We drove up all of Thursday, stayed in Reno that night, then left the next morning for Burning Man. That only gave use slightly more than 2 days there. Hardly enough time to get into the swing of things, and drifting into tourist territory. Participation is a key aspect of Burning Man, and tourist is a dirty word. People arriving on Friday are right at the bottom of the playa caste system. We were only slightly better than someone who showed up Saturday in a Hummer yelling “Show me your tits!” I kid. Sort of.
We waited in the sun for almost an hour before people showed up at will-call windows to help with tickets. I’m sure it was just poor planning, but in my post-travel grump it felt more like hate for ‘the tourist’. These people were volunteers, and they work hard. But it was a bit frustrating to hear them talking and laughing behind the building while you and thirty other people sit there… waiting.

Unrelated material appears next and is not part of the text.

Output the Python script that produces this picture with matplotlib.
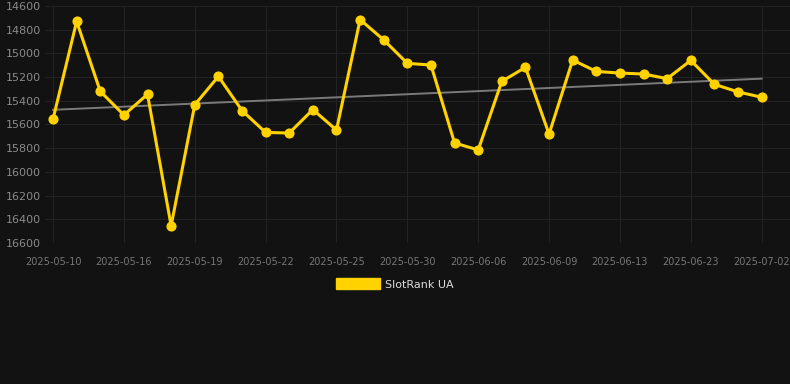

Eventually we rolled into town and looked up Dave and Devin’s camp in the info system. Armed with a location and a description of an ‘Enterprick’ van, we found them without troubles. After quickly setting up camp, it was off to The Deep End to go dancing. There really isn’t many things like dancing in the dust as the sun goes down. It was a long night of great sights and sounds as we found Rave Raffe, played in the man’s funhouse, and watched the phoenix.
The next day we rode into center camp, then continued our tour of the playa. We stumbled on more and more wonderful things. I rode my bike until my ass was sore. There were definitely some highlights. The tea house was wonderful. Very tranquil, inviting, and it even had great chai. The temples were small, but still great. Clockworks, a massive wooden clock, was amazing. And random encounters are what makes Burning Man great.
After a meeting some great people, and having a bit of a feast, it was time to head out for the burn. We had a decent seat and settled in to watch the fire spinners. Parts of the crowd sang happy birthday (this year is the 20th), then the man started to burn. Soon there was a massive display of fireworks, and twisters spinning off from the fire’s wind, generated by its massive oxygen consumption. This years man had a robust platform, and burned for a very long time. Eventually the man fell, and the crowd surged forward.
We wandered back into the parking lot of art cars and throngs of people to soak it all in. Soon the flames started from various pieces strewn about the playa, and we reacted like the magpies that we are by seeking them out. After having a good time wandering around, we eventually made it back to camp to refill water several hours later.
I grabbed a tripod that Jimmy had lent me and took off on my own to try it out. After a bit of playing around with shutter times I managed to get some decent night shots and went to bed around 3.
Sunday I awoke to a visitor on the tent and had some lebne and bread for breakfast. Mmmm. After a little bit of visiting we wandered over to center camp and did a brief tour of the playa. Unfortunately the burn barrels and pits were in full use. I had a really hard time with them this year, even with a N100 mask on. Maybe some retard decided to burn some carpet, or a couch. In any case, I was too physically uncomfortable to enjoy myself. We packed up, did some playa cleanup, and left shortly after Devin and Dave.
Exodus was disappointing. People succumbed to impatience and broke out of line, racing down the playa to the exit. Anything over 10mph kicks up dust clouds that cover the rest of the people still at burning man. When we got to the highway it wasn’t much better. This year seemed like the worst yet for garbage. People hadn’t strapped it down well enough and one could see bags on the side of the road. I don’t want to give the wrong impression, I’m not talking about massive piles of garbage bags on the side of the road. But for an event whose participants pride themselves as ‘leave no trace’, we sure did a shitty job on the highway. Despite leaving on some negatives, we had a wonderful time in Reno. Dinner and a movie, and dinner (Italian at Lucianos) was particularly nice.
I had a good time at Burning Man this year, despite my sometimes bad attitude. Most of that could be explained by the hectic schedule and physical discomfort. We saw and did some amazing things, and I had fun this year. But I was also a bit numb. I feel very slightly jaded, and I really don’t want to. This is the only place in the world I will see a cheshire cat car, this much fire, this many different parties, or meet such interesting people. The fact that I have to stop and recognize what an amazing place this is means I need to let go of my expectations, and change my headspace. The best way I know of to do that is to take a year off.
Yes, I know I said that last year. Time will tell, I suppose.